By Susan Brinkmann, OCDS
Staff Journalist
After intense criticism, the U.S. Department of Health of Human Services (HHS) has decided to release the full results of a government study that found an overwhelming number of parents and teens favored abstinence before marriage, a finding that does not support the Obama Administration’s desire to cut all abstinence education funding in favor of “safe sex” programs.
LifeSiteNews.com is reporting that HHS finally sent them a full copy of the 196-page report entitled, “National Survey of Adolescents and Their Parents: Attitudes and Opinions About Sex and Abstinence.” This was only after the HHS received widespread criticism for refusing to release anything but the executive summary of the study, which denied behavioral scientists the vital data they need to improve programs aimed at helping teens practice abstinence.
In the study, 70 percent of parents said sex before marriage was against their values, with 60 percent of teens between the ages of 12 and 18 agreeing. The majority of parents and teens also said they believed sexual intercourse should be confined to marriage.
The study also found that the attitudes of parents and peers were key in the choices teens made between engaging in, or abstaining from, sex outside marriage.
Researchers were immediately interested in analyzing the data behind these findings, but the HHS refused to release the full report.
This prompted scientists such as Lisa Rue, Ph.D., to publicly expose the government’s stonewalling tactics. Rue published an op-ed in her local paper about how the HHS refused to release the report, even after she resorted to filing a Freedom of Information Act (FOIA) request.
“We have to know cultural norms and values before we ever do any kind of research, or develop initiatives,” Rue said. “If you ignore that, you’re ignoring a premise, a key premise in evaluation science and research.”

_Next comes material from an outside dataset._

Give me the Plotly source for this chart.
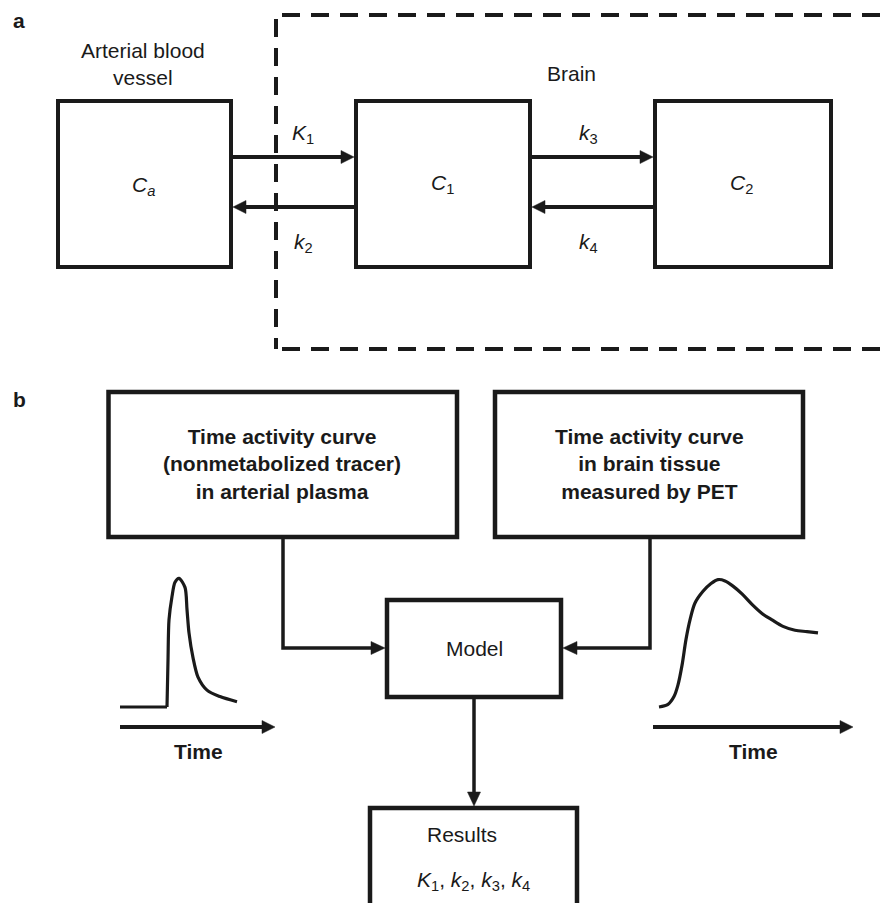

Rue, along with many other scientists and educators, began to suspect that because the study’s results undermine the Obama administration’s priorities on sex education, politics were definitely at play.
Rue asks: “At this point in time, we must ask ourselves: Is this valuable process being suppressed by those who wish to repress American values in an effort to exert control over sex education offered in the United States?”
After a week of this kind of negative publicity, the HHS finally released the full report.